“Quiet, please,” says the docent, his voice traveling above the thousands gathered. “You expected this to be different, especially you followers of Jesus and Muhammad. At one time—another time, you would have been disappointed that this is not Valhalla and you did not find Odin. Mythology brought you comfort. It was not wasted. We have work to do.”
The First Place, where I arrived upon my death in October 1969, is filled with beings, phosphorescent, floating and grounded. The grounded ones have been here longer, waiting, like me, to be told what is next.
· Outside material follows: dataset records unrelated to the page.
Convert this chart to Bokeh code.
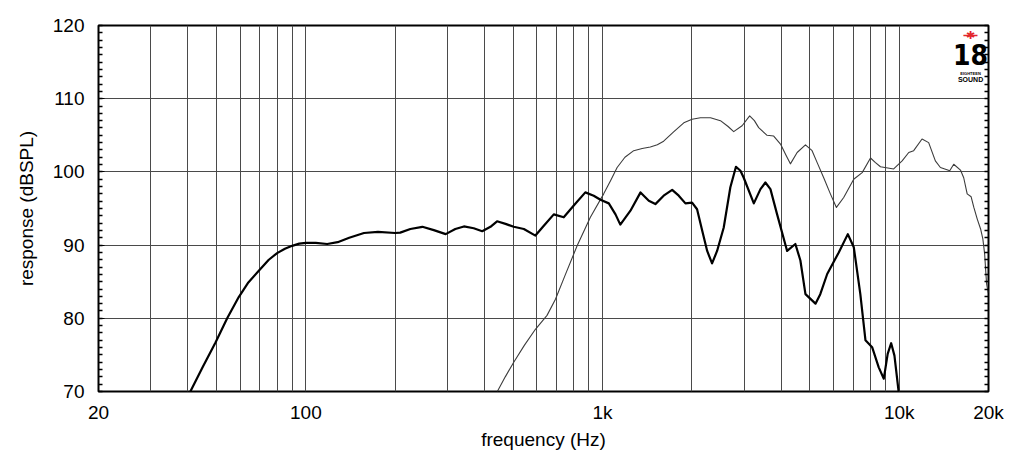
from bokeh.plotting import figure
from bokeh.models import Range1d, FixedTicker, LinearAxis, Label
from bokeh.embed import file_html
from bokeh.resources import INLINE

# ---- data ----
thick_freq = [40.8, 45, 49.6, 54.3, 59.4, 64, 69.4, 75, 80, 85, 89.9, 95, 100, 108, 118, 128,
              140, 157, 175, 200, 208, 225, 247, 270, 296, 319, 341, 368, 393, 419, 441,
              471, 502, 543, 594, 634, 685, 740, 800, 875, 934, 984, 1050, 1106, 1148,
              1242, 1343, 1432, 1507, 1607, 1717, 1807, 1903, 2004, 2083, 2167, 2253,
              2340, 2433, 2562, 2697, 2817, 2917, 2992, 3236, 3407, 3540, 3681, 3877,
              4190, 4467, 4645, 4831, 5222, 5420, 5719, 6256, 6712, 7031, 7396, 7697,
              8105, 8531, 8874, 9146, 9397, 9638, 9955]
thick_db = [70.0, 73.4, 76.7, 80.0, 82.9, 84.9, 86.5, 88.0, 88.9, 89.5, 89.9, 90.2, 90.3, 90.3,
            90.15, 90.4, 91.0, 91.65, 91.8, 91.65, 91.7, 92.2, 92.5, 92.05, 91.5, 92.2, 92.55,
            92.3, 91.9, 92.5, 93.25, 92.9, 92.5, 92.2, 91.3, 92.65, 94.2, 93.8, 95.4, 97.2,
            96.75, 96.2, 95.7, 94.2, 92.8, 94.7, 97.2, 96.05, 95.6, 96.75, 97.55, 96.75,
            95.7, 95.8, 94.9, 92.0, 89.2, 87.5, 89.2, 92.4, 97.9, 100.7, 100.15, 99.2,
            95.7, 97.65, 98.55, 97.65, 94.2, 89.2, 90.15, 87.9, 83.3, 82.0, 83.3, 86.05,
            89.0, 91.5, 89.7, 83.3, 77.0, 76.05, 73.3, 71.75, 75.15, 76.6, 74.9, 70.0]

thin_freq = [442, 470, 502, 545, 594, 650, 694, 750, 821, 910, 1009, 1064, 1120, 1190, 1274,
             1360, 1449, 1530, 1607, 1740, 1879, 2004, 2138, 2312, 2497, 2650, 2768, 2954,
             3133, 3250, 3360, 3586, 3776, 3980, 4150, 4298, 4529, 4831, 5086, 5300, 5566,
             5862, 6143, 6501, 7026, 7503, 8004, 8300, 8648, 9581, 10230, 10770, 11190,
             11940, 12570, 13240, 13770, 14490, 14800, 15270, 16090, 16500, 16950, 17480,
             17850, 18330, 18810, 19140, 19410, 19570, 19710, 19950]
thin_db = [70.0, 72.0, 74.0, 76.3, 78.5, 80.4, 82.6, 86.0, 89.9, 93.8, 97.0, 98.8, 100.6, 102.0,
           102.9, 103.2, 103.4, 103.7, 104.2, 105.5, 106.7, 107.2, 107.4, 107.4, 107.0, 106.2,
           105.5, 106.3, 107.65, 107.0, 106.05, 105.0, 104.9, 103.8, 102.3, 101.1, 102.65,
           103.7, 102.9, 101.2, 99.2, 97.0, 95.15, 96.5, 99.0, 99.9, 101.9, 101.3, 100.7,
           100.4, 101.5, 102.65, 102.9, 104.5, 104.0, 101.5, 100.6, 100.3, 100.15, 101.05,
           100.25, 99.2, 97.0, 96.6, 95.15, 93.55, 92.2, 90.85, 88.8, 86.5, 84.7, 83.5]

x_tick_values = [20, 100, 1000, 10000, 20000]
x_tick_labels = ["20", "100", "1k", "10k", "20k"]
grid_freqs = [30, 40, 50, 60, 70, 80, 90, 100, 200, 300, 400, 500, 600, 700, 800, 900,
              1000, 2000, 3000, 4000, 5000, 6000, 7000, 8000, 9000, 10000]
y_major = [70, 80, 90, 100, 110, 120]
y_minor = list(range(70, 121))

FONT = "Liberation Sans"

p = figure(width=1016, height=452, x_axis_type="log",
           x_range=Range1d(20, 20000), y_range=Range1d(70, 120),
           output_backend="svg", toolbar_location=None,
           min_border_left=98, min_border_right=28, min_border_top=25, min_border_bottom=61,
           background_fill_color="white", border_fill_color="white")

p.outline_line_color = "black"
p.outline_line_width = 2

# grids
p.xgrid.ticker = FixedTicker(ticks=grid_freqs)
p.ygrid.ticker = FixedTicker(ticks=y_major)
for g in (p.xgrid, p.ygrid):
    g.grid_line_color = "#4a4a4a"
    g.grid_line_width = 1

# x axis
xa = p.xaxis[0]
xa.ticker = FixedTicker(ticks=x_tick_values)
xa.major_label_overrides = {v: l for v, l in zip(x_tick_values, x_tick_labels)}
xa.major_tick_in = 0
xa.major_tick_out = 0
xa.minor_tick_in = 0
xa.minor_tick_out = 0
xa.axis_line_color = None
xa.axis_label = "frequency (Hz)"
xa.major_label_standoff = 10
xa.axis_label_standoff = 3

# y axis (left)
ya = p.yaxis[0]
ya.ticker = FixedTicker(ticks=y_major, minor_ticks=y_minor)
ya.major_tick_in = 6
ya.major_tick_out = 0
ya.minor_tick_in = 4
ya.minor_tick_out = 0
ya.axis_line_color = None
ya.axis_label = "response (dBSPL)"
ya.major_label_standoff = 14
ya.axis_label_standoff = 13

# y axis (right) with only minor ticks
ra = LinearAxis(ticker=FixedTicker(ticks=[], minor_ticks=y_minor))
ra.minor_tick_in = 4
ra.minor_tick_out = 0
ra.major_tick_in = 0
ra.major_tick_out = 0
ra.axis_line_color = None
p.add_layout(ra, "right")

for ax in (xa, ya, ra):
    ax.major_label_text_font = FONT
    ax.major_label_text_font_size = "19px"
    ax.major_label_text_color = "black"
    ax.axis_label_text_font = FONT
    ax.axis_label_text_font_size = "19px"
    ax.axis_label_text_font_style = "normal"
    ax.axis_label_text_color = "black"
    ax.major_tick_line_color = "black"
    ax.minor_tick_line_color = "black"
    ax.minor_tick_line_width = 1.5

# curves
p.line(thin_freq, thin_db, line_color="#3c3c3c", line_width=1.1, line_join="round")
p.line(thick_freq, thick_db, line_color="black", line_width=2.2, line_join="round")

# logo (Eighteen Sound)
logo_x = 17400
p.add_layout(Label(x=logo_x, y=118.75, text="—", text_color="#e3262d", text_font_size="14px",
                   text_align="center", text_baseline="middle", text_font_style="bold"))
p.add_layout(Label(x=logo_x, y=118.75, text="✱", text_color="#e3262d", text_font_size="11px",
                   text_align="center", text_baseline="middle"))
p.add_layout(Label(x=logo_x, y=116.1, text="18", text_color="black", text_font_size="28px",
                   text_font="'Liberation Sans Narrow', 'DejaVu Sans Condensed', sans-serif",
                   text_font_style="bold", text_align="center", text_baseline="middle"))
p.add_layout(Label(x=logo_x, y=113.5, text="EIGHTEEN", text_color="black", text_font_size="4px",
                   text_font=FONT, text_font_style="bold", text_align="center",
                   text_baseline="middle"))
p.add_layout(Label(x=logo_x, y=112.65, text="SOUND", text_color="black", text_font_size="7px",
                   text_font=FONT, text_font_style="bold", text_align="center",
                   text_baseline="middle"))

open("out.html", "w").write(file_html(p, INLINE))
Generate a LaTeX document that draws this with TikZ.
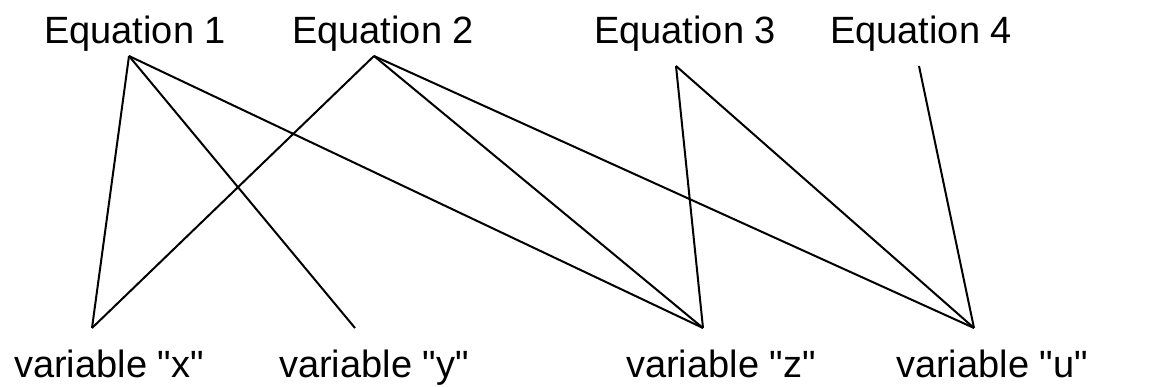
\documentclass[tikz,border=0pt]{standalone}
\usepackage{fontspec}
\setmainfont{Liberation Sans}
\newcommand{\dq}{\XeTeXglyph\XeTeXcharglyph"22\relax}
\begin{document}
\begin{tikzpicture}[x=1pt,y=-1pt,
  lbl/.style={anchor=base,inner sep=0pt,font=\fontsize{38}{41}\selectfont},
  edge/.style={line width=2pt,line join=miter}]
\useasboundingbox (0,0) rectangle (1154,387);
\node[lbl] (e1) at (135,44) {Equation 1};
\node[lbl] (e2) at (383,44) {Equation 2};
\node[lbl] (e3) at (685,44) {Equation 3};
\node[lbl] (e4) at (921,44) {Equation 4};
\node[lbl] (vx) at (109,377) {variable \dq x\dq};
\node[lbl] (vy) at (374,377) {variable \dq y\dq};
\node[lbl] (vz) at (721,377) {variable \dq z\dq};
\node[lbl] (vu) at (992,377) {variable \dq u\dq};
\coordinate (p1) at (129,56);
\coordinate (p2) at (374,56);
\coordinate (p3) at (676,66);
\coordinate (p4) at (919,66);
\coordinate (qx) at (92,328);
\coordinate (qy) at (355,328);
\coordinate (qz) at (703,328);
\coordinate (qu) at (974,328);
\draw[edge] (p1) -- (qx);
\draw[edge] (p1) -- (qy);
\draw[edge] (p1) -- (qz);
\draw[edge] (p2) -- (qx);
\draw[edge] (p2) -- (qz);
\draw[edge] (p2) -- (qu);
\draw[edge] (p3) -- (qz);
\draw[edge] (p3) -- (qu);
\draw[edge] (p4) -- (qu);
\end{tikzpicture}
\end{document}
It’s like this when you arrive: all the past lives you could only see in flickering light on earth are revealed chronologically—the dark caves, ice floes, wheat fields, a shaft of sun through a forest clearing, ferris wheels, and flying through clouds in an airplane. You see your loved ones across generations, the DNA stringing—your father in combat gear, that precious daughter in a tutu, your lover in his tricorn hat whispers to you on Beacon Street, best friend chases goats in ancient India. It is bittersweet, this reeling.
The docent says the First Place is where we begin. There is, in fact, a stairway to heaven but we’re not all invited. Heaven has nothing to do with gods or rewards. It is a place of recovery. Those who are invited are those who suffered on earth: the suicides, alcoholics, manic-depressives, the ones who suffered violence. They are the Fragiles, says the docent. And everyone else, those who had easier lives, devote themselves to the Fragiles.
I had a good life, I think, except for the last day. Running across a madman outside Modesto, on my 18th birthday. Am I a Fragile? Two beings take my hands and walk me to the stairs.